By the 1990s, the archetypes begin to noticeably repeat, with Jurassic Park essentially returning to Kong’s Skull Island (even the giant gates look the same) and Deep Blue Sea (US, 1999) being dubbed ‘Jaws 2000’ by critics. Arachnophobia (US, 1990), Eight Legged Freaks (US, 2002), and Snakes on a Plane (US, 2006) are hyper-real eco horrors, while Bong Joon-ho’s The Host (Korea, 2006) is an allegory of America’s military presence in South Korea that looks like an old school Japanese monster movie. The 9/11 allegory Cloverfield (US, 2008) is similarly a vérité Godzilla, while Independence Day and Mars Attacks! (both US, 1996) remake The War of the Worlds, and Super 8 (US, 2011) returns to the 1950s archetype of misunderstood and stranded aliens, like those in Jack Arnold’s It Came From Outer Space (US, 1953); also revisiting Joe Dante’s affectionate coming-of-age story Matinee (US, 1993) and the love of low budget monster movies.
With the advent of relatively cheap, accessible and sophisticated CGI software combined with streaming media and the explosion of themed digital TV channels desperate for content, there has of late sprung up a new breed of independent monster movie, not a million miles from the post-war B-movie and grindhouse tradition, with Declan O’Brien’s Sharkopus (US, 2010, co-produced by Roger Corman) – which is exactly what it sounds like – forming a nice bridge between the old and the new. Sharks feature prominently in these cheerfully formulaic straight-to-video movies (with giant spiders a close second), with the best of them produced by the independent American film company The Asylum, which kicked off with Mega Shark Versus Giant Octopus in 2009, followed by Mega Piranha and Mega Shark Versus Crocosaurus (US, 2010), Mega Python vs. Gatoroid (US, 2011) – with the inspired casting of 80s pop icons Debbie Gibson and Tiffany – and 2-Headed Shark Attack (US, 2012; featuring another strong female lead in Brooke Hogan, daughter of Hulk). The most popular of The Asylum’s output in this area is the ongoing and very high concept Sharknado franchise (US, 2013 – date), which is self-consciously postmodern and deliberately parodic and intertextual, triumphantly celebrating the genre by throwing in every reference and signature weapon the writers can think of. As the marketing for the original movie proclaimed, ‘Enough said!’
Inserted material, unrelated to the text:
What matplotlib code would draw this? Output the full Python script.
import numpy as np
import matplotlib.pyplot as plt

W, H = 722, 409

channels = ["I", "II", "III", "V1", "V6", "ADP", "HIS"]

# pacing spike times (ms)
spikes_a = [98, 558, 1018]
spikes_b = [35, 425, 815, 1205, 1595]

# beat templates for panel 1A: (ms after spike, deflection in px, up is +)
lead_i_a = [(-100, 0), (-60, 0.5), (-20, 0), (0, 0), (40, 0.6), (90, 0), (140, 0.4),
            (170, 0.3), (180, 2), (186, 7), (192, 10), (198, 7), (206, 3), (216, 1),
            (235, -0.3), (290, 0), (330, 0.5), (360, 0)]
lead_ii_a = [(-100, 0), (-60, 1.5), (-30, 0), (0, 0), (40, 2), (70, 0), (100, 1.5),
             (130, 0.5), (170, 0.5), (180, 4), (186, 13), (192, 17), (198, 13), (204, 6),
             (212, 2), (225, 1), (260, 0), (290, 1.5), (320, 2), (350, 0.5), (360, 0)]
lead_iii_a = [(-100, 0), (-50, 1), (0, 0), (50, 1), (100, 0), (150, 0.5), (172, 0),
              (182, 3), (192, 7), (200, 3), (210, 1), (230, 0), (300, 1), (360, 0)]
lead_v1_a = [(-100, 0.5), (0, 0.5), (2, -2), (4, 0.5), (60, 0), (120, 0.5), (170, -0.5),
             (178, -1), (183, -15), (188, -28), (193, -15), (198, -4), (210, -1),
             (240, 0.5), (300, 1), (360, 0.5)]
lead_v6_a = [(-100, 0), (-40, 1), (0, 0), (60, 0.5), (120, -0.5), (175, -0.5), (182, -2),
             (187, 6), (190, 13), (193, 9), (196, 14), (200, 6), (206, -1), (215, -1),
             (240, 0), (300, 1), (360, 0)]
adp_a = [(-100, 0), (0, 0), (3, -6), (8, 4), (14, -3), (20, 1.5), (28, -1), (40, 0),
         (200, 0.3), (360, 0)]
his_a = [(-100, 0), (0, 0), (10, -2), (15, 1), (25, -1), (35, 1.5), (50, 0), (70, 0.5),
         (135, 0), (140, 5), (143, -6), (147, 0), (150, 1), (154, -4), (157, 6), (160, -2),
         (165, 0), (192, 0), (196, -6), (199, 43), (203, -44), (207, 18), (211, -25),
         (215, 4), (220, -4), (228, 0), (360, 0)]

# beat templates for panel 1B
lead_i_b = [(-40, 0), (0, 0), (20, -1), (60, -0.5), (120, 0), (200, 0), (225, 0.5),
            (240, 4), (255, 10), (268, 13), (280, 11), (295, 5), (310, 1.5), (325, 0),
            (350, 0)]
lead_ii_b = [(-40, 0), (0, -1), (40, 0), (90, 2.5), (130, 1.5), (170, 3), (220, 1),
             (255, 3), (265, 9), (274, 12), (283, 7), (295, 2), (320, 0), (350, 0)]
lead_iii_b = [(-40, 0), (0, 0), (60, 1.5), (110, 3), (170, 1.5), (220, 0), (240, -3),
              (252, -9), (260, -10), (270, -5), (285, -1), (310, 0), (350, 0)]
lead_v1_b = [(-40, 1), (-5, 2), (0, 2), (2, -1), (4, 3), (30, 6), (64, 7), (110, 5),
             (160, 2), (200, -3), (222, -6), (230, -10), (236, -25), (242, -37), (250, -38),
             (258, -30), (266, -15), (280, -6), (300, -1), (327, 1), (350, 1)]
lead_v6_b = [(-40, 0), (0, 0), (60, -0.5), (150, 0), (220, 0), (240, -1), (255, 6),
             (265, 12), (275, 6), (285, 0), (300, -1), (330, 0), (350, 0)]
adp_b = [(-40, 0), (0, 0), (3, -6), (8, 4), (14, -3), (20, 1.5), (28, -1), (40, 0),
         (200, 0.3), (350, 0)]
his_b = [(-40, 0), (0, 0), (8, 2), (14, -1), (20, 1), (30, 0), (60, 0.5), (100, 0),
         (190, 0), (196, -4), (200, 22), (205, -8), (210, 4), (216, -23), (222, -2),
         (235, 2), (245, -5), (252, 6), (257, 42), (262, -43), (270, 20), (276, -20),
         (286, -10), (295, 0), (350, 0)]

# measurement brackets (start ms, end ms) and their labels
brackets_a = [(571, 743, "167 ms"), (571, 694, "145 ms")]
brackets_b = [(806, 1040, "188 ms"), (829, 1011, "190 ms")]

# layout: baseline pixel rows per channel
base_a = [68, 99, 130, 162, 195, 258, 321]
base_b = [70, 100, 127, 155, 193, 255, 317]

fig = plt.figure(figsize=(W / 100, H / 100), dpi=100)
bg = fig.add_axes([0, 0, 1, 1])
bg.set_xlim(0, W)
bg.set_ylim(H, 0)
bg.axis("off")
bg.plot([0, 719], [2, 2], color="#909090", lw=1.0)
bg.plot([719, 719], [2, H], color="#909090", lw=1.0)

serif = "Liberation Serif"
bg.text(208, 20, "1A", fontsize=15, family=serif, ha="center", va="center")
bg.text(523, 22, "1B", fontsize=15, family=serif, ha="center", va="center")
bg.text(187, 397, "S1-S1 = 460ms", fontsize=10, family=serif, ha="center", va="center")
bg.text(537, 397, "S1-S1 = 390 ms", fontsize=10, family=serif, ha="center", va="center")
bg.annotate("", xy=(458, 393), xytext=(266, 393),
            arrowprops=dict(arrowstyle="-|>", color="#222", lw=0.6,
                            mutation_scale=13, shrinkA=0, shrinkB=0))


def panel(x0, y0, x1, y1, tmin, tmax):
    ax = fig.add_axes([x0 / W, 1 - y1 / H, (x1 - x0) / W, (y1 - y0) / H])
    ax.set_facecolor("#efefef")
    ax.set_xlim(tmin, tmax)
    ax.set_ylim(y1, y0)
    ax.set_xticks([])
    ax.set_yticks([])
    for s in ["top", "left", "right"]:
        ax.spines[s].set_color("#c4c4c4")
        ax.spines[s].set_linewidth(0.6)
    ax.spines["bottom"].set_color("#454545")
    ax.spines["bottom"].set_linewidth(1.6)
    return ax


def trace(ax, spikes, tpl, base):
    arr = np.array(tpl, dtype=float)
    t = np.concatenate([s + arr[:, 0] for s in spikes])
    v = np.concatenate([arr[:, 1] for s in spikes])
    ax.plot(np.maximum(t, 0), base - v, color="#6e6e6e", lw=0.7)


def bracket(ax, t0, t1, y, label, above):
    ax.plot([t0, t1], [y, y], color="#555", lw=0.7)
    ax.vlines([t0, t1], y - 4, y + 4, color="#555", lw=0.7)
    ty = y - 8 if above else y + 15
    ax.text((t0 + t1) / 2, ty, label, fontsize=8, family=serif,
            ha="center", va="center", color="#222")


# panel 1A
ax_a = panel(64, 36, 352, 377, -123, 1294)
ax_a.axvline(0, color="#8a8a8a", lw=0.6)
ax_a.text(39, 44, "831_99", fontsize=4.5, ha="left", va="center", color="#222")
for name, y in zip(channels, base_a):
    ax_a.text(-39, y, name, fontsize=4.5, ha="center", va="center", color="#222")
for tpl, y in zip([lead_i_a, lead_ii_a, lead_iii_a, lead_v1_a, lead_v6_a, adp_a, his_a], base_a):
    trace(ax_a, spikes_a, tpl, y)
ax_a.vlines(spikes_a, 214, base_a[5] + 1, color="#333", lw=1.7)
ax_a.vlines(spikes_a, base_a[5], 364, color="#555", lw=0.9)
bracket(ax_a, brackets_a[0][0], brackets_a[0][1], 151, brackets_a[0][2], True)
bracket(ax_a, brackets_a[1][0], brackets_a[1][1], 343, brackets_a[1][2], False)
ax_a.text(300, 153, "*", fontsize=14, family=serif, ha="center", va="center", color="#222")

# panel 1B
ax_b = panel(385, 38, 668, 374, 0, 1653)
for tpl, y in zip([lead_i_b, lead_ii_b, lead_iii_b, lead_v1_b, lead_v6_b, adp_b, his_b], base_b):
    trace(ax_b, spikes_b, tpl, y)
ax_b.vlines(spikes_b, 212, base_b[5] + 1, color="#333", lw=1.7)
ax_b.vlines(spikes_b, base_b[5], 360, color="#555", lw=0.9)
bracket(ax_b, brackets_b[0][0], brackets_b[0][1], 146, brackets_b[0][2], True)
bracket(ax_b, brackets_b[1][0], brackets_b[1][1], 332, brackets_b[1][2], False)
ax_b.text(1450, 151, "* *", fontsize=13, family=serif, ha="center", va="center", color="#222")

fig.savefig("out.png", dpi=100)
Finally, there are also still a few maverick independents out there willing to push the boundaries. For me, the most interesting of the bunch – and I love Shaknado, don’t get me wrong – is Frank Henenlotter’s ultra-low-budget Bad Biology (US, 2008), in which the monster is a giant, drug-addicted penis able to detach itself from its owner and run amok. You don’t see that every day.